Data provided |
● ● ● ●

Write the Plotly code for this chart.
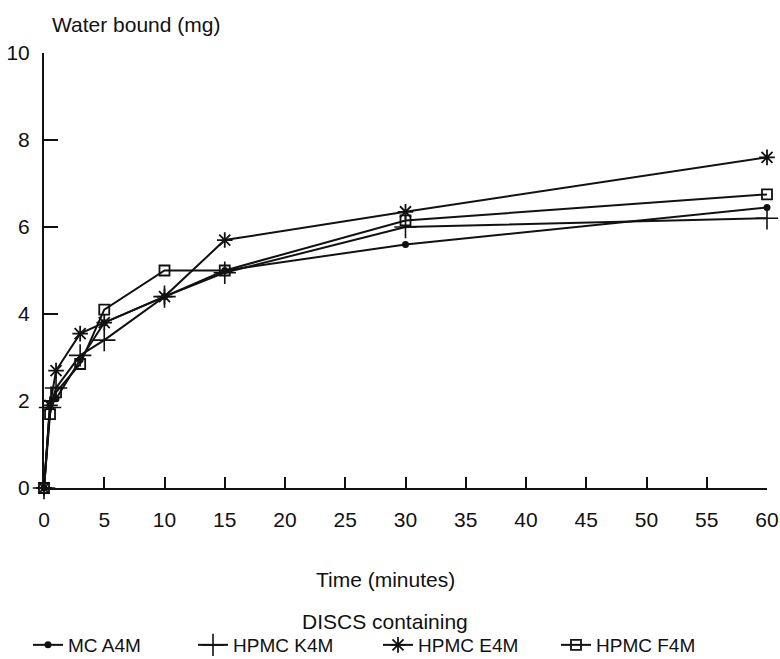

● ● ● ●

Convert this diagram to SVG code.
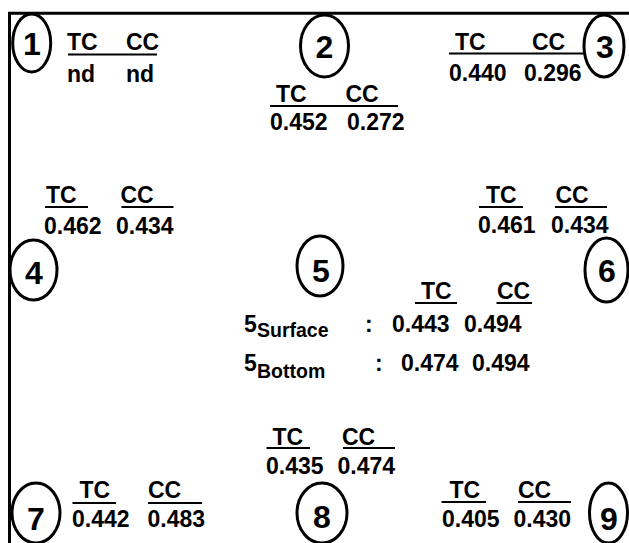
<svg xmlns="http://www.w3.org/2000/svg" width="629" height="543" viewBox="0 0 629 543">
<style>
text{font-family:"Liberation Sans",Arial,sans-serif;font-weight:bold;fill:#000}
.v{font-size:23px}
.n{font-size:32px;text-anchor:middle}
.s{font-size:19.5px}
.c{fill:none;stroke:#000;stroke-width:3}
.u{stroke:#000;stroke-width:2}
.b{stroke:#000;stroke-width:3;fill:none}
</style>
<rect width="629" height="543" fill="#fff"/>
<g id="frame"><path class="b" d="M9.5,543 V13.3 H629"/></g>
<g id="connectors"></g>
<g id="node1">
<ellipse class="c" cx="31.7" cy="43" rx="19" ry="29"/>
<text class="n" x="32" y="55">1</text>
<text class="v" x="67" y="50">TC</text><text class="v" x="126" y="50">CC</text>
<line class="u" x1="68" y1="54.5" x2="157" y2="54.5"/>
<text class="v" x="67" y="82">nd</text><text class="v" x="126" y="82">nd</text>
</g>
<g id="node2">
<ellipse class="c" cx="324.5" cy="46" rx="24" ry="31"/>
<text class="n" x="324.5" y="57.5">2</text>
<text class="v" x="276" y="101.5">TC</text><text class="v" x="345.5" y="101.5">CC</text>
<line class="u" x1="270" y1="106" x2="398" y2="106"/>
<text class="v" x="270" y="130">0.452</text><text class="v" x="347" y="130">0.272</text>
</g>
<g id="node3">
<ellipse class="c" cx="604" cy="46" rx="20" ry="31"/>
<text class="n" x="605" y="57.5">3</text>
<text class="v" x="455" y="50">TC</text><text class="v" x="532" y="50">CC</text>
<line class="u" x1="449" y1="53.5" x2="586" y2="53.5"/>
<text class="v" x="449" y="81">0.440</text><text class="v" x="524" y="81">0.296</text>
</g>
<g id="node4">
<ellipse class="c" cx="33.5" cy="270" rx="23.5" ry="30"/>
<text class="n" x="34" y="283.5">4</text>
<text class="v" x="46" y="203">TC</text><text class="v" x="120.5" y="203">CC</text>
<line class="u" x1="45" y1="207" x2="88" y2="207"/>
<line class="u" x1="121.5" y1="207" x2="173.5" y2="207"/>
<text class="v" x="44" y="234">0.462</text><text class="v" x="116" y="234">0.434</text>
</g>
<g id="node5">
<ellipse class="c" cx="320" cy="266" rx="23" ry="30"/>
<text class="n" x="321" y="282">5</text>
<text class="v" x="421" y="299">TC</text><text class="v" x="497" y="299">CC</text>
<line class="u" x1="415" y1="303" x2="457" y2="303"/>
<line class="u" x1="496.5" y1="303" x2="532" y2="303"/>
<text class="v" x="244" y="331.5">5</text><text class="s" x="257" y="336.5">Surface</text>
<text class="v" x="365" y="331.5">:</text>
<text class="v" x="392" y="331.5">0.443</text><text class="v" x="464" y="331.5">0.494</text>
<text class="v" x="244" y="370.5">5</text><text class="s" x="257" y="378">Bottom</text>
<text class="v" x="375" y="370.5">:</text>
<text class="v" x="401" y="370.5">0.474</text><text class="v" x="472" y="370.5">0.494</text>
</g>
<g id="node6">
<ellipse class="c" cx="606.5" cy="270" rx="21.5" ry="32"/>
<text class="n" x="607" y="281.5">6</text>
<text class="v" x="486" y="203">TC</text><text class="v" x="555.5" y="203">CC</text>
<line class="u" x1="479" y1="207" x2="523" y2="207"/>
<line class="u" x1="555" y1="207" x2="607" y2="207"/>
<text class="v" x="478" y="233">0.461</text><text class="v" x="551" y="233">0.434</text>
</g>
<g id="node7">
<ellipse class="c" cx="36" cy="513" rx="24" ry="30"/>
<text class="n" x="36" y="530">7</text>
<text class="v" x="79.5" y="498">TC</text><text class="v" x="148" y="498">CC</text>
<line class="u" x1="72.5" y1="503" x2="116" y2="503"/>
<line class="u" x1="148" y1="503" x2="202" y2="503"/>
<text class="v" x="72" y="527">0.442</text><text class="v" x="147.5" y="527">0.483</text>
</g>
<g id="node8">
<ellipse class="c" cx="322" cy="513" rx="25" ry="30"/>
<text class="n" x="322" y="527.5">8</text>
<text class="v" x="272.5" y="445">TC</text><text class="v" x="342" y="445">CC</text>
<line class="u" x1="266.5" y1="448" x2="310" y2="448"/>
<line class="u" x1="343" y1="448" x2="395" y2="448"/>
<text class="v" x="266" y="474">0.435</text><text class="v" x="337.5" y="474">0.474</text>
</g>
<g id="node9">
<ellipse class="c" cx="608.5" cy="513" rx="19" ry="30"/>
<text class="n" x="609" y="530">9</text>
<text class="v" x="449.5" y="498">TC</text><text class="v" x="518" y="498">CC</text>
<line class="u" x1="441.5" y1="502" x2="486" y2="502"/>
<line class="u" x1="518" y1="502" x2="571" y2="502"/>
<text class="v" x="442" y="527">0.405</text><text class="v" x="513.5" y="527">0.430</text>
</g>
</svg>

● ● ● ●

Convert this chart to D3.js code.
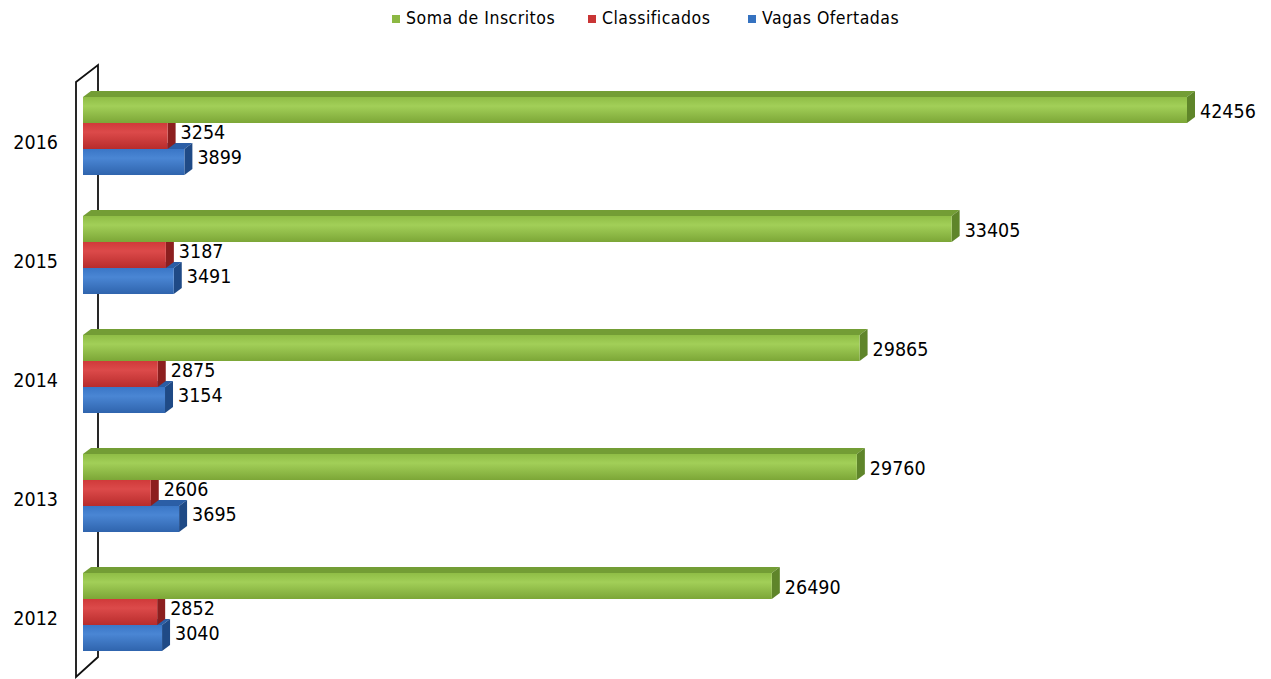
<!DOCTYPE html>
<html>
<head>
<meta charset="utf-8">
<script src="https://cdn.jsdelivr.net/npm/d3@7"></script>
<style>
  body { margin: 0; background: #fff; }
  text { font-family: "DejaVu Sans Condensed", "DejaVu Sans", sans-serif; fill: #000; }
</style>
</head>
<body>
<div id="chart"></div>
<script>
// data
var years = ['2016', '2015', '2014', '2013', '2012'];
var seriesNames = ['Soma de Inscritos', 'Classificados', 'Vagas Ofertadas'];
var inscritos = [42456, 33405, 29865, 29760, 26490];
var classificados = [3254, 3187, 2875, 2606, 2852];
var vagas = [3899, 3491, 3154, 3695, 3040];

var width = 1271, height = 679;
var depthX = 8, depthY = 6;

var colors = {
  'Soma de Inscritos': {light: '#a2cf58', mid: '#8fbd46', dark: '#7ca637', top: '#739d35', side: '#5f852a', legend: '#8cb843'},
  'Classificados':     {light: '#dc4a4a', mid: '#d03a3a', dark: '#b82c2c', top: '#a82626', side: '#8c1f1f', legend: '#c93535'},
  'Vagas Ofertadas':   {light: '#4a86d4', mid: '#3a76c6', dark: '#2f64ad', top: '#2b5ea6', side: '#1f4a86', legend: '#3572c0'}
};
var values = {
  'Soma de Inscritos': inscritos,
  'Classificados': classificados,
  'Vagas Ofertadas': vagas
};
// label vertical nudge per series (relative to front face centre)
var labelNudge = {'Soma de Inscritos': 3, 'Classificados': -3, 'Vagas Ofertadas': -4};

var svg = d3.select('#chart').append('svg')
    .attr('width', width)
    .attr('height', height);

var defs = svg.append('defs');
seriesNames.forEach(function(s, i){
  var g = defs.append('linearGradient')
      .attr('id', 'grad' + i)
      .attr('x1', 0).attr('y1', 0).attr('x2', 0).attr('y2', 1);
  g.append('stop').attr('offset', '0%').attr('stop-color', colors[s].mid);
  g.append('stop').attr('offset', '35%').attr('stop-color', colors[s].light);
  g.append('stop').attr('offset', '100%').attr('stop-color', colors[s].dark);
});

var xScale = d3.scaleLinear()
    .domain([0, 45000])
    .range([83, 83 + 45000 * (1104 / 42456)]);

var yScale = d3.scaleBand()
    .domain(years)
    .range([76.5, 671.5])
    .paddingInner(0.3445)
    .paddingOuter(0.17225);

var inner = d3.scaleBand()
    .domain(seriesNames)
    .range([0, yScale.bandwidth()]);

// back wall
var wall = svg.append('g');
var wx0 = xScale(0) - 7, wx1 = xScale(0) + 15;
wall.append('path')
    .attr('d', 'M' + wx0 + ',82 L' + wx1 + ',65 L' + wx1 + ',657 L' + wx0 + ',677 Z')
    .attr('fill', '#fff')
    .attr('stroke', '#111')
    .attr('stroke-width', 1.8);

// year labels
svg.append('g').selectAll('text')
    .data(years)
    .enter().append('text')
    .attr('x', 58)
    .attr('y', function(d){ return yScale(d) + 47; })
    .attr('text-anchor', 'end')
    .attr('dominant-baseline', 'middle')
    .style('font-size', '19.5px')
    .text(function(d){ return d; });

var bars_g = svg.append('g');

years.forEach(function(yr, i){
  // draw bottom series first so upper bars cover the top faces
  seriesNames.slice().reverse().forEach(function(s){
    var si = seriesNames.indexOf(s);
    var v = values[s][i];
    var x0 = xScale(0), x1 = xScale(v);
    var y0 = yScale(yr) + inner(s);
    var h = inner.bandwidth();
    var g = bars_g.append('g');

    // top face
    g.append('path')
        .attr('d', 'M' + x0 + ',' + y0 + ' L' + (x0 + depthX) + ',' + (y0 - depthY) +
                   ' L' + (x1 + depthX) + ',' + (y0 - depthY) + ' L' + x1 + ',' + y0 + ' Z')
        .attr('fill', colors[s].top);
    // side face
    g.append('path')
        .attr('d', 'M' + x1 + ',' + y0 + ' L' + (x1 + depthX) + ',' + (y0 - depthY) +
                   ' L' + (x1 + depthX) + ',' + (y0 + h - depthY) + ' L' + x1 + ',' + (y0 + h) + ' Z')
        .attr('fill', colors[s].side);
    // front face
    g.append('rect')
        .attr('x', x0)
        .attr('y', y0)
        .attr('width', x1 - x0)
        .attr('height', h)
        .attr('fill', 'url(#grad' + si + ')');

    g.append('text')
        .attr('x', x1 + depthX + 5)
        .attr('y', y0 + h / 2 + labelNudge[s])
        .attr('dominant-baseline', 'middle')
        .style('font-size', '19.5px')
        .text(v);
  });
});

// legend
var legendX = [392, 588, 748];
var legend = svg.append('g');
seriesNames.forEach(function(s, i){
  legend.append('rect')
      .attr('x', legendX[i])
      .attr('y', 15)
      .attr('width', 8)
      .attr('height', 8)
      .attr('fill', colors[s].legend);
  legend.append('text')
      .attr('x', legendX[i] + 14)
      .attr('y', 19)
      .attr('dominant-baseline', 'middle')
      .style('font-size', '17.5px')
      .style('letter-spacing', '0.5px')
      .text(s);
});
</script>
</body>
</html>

● ● ● ●

What this task involves |
Pictures are not part of the copy. Write out only the lines from the one containing "Convert this chart to D3.js code." through the one containing "var depthX = 8, depthY = 6;", exactly as they stand, both included.

Solution for this task |
Convert this chart to D3.js code.
<!DOCTYPE html>
<html>
<head>
<meta charset="utf-8">
<script src="https://cdn.jsdelivr.net/npm/d3@7"></script>
<style>
  body { margin: 0; background: #fff; }
  text { font-family: "DejaVu Sans Condensed", "DejaVu Sans", sans-serif; fill: #000; }
</style>
</head>
<body>
<div id="chart"></div>
<script>
// data
var years = ['2016', '2015', '2014', '2013', '2012'];
var seriesNames = ['Soma de Inscritos', 'Classificados', 'Vagas Ofertadas'];
var inscritos = [42456, 33405, 29865, 29760, 26490];
var classificados = [3254, 3187, 2875, 2606, 2852];
var vagas = [3899, 3491, 3154, 3695, 3040];

var width = 1271, height = 679;
var depthX = 8, depthY = 6;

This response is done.